Avatar (formerly ATopTech) focused on physical implementation tools for complex, digital SoC designs – e.g., floorplanning, placement, clock-tree synthesis, routing, and ECO flows. Specifically, the foundation of the Aprisa Product was to build their physical algorithms on a route-centric, hierarchical data model. The right-hand side of the figure below highlights the Avatar strategy.
The Aprisa SAPR input data is a simple LEF/DEF design model from a (physical-aware) logic synthesis toolset. From the synthesis netlist, Aprisa applies optimizations that focus on ensuring subsequent routability – e.g., congestion avoidance, pin access, adherence to multipatterning decomposition coloring. An internal physical DRC verification engine is applied. A diverse set of clock tree design styles are available, including useful clock skew timing optimizations throughout.
An internal synthesis engine allows for further optimization. The input netlist placement assumptions may not accurately reflect the route impact of congestion, R*C delays, and clock skews. Logic restructuring based on the routing model may be needed. The tool incorporates static timing, noise, IR, and EM analysis algorithms to guide placement and route assignment decisions.
Joe indicated, “Designers of complex SoCs at advanced nodes are seeking the following from their APR flow – better synthesis-to-post route timing correlation, no coupling noise issues, no DRC violations, in short, fewer APR iterations and faster time to closure. We benchmarked Aprisa, and found the PPA results to be excellent. The learning curve was extremely quick. We had competitive evaluation data within a few weeks.”

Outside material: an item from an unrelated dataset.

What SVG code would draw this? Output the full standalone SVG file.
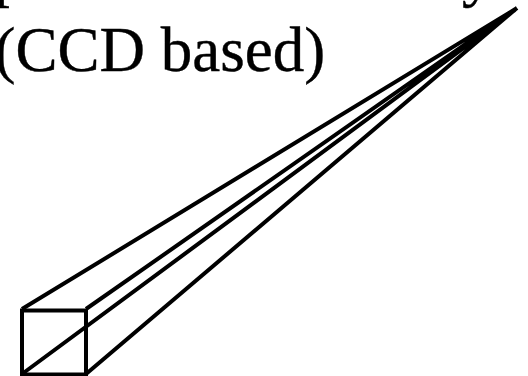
<svg xmlns="http://www.w3.org/2000/svg" width="528" height="376" viewBox="0 0 528 376">
<style>
.t{font-family:"Liberation Serif","Times New Roman",serif;font-size:63px;fill:#000;stroke:#000;stroke-width:.4}
.l{fill:none;stroke:#000;stroke-width:4;stroke-linecap:butt;stroke-linejoin:miter}
</style>
<rect width="528" height="376" fill="#fff"/>
<g id="label">
<text class="t" x="-6" y="-6">p</text>
<text class="t" x="462" y="-6">y</text>
<text class="t" x="-5.5" y="70.500">(CCD based)</text>
</g>
<g id="connectors">
<path class="l" d="M22 309L517 8M86 309L517 8M22 374L515 10M86 374L517 8"/>
</g>
<g id="box">
<rect class="l" x="22" y="310.500" width="64" height="64"/>
</g>
</svg>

The figure above illustrates the pre-route (Steiner estimate) to post-route timing correlation on the Mentor benchmarks at the 7nm node.
Joe then described the IC Design product strategy. “The Nitro-SoC platform will be supported through the 16/14nm node. Going forward, Aprisa will be the SAPR solution for 7nm and below. The DRC engine that was internal to Aprisa will be replaced by Calibre InRoute.”
Joe continued, “The strength of the combined engineering and support teams will offer roadmap stability and continuity to customers, who may have been anxious given the relatively small size of Avatar’s team. Mentor will leverage its relationship with the foundries to extend the Aprisa product certification for advanced process nodes.”
With regards to the competitive position of the new offering, relative to the integrated platforms available for physical implementation, Joe said, “Designers want an APR tool that is feature-rich and easy to use. The route-centric data model and optimization algorithms in Aprisa provide faster closure and signoff accurate results. The use of a physical-aware (placement-centric) synthesis flow is a good start, but the set of optimizations available is a key differentiator, specifically route-aware logic re-synthesis. Refinement is where you get considerable value. We’ve already flipped customers from other products.”
It will be interesting to track how Aprisa emerges in the reference flow certification from the foundries, and how the route-centric with logic re-synthesis methodology evolves as a point tool solution. Mentor’s acquisition of Avatar expands the scope and future development of SAPR offerings. More competition among EDA providers is always a good thing for the IC design community.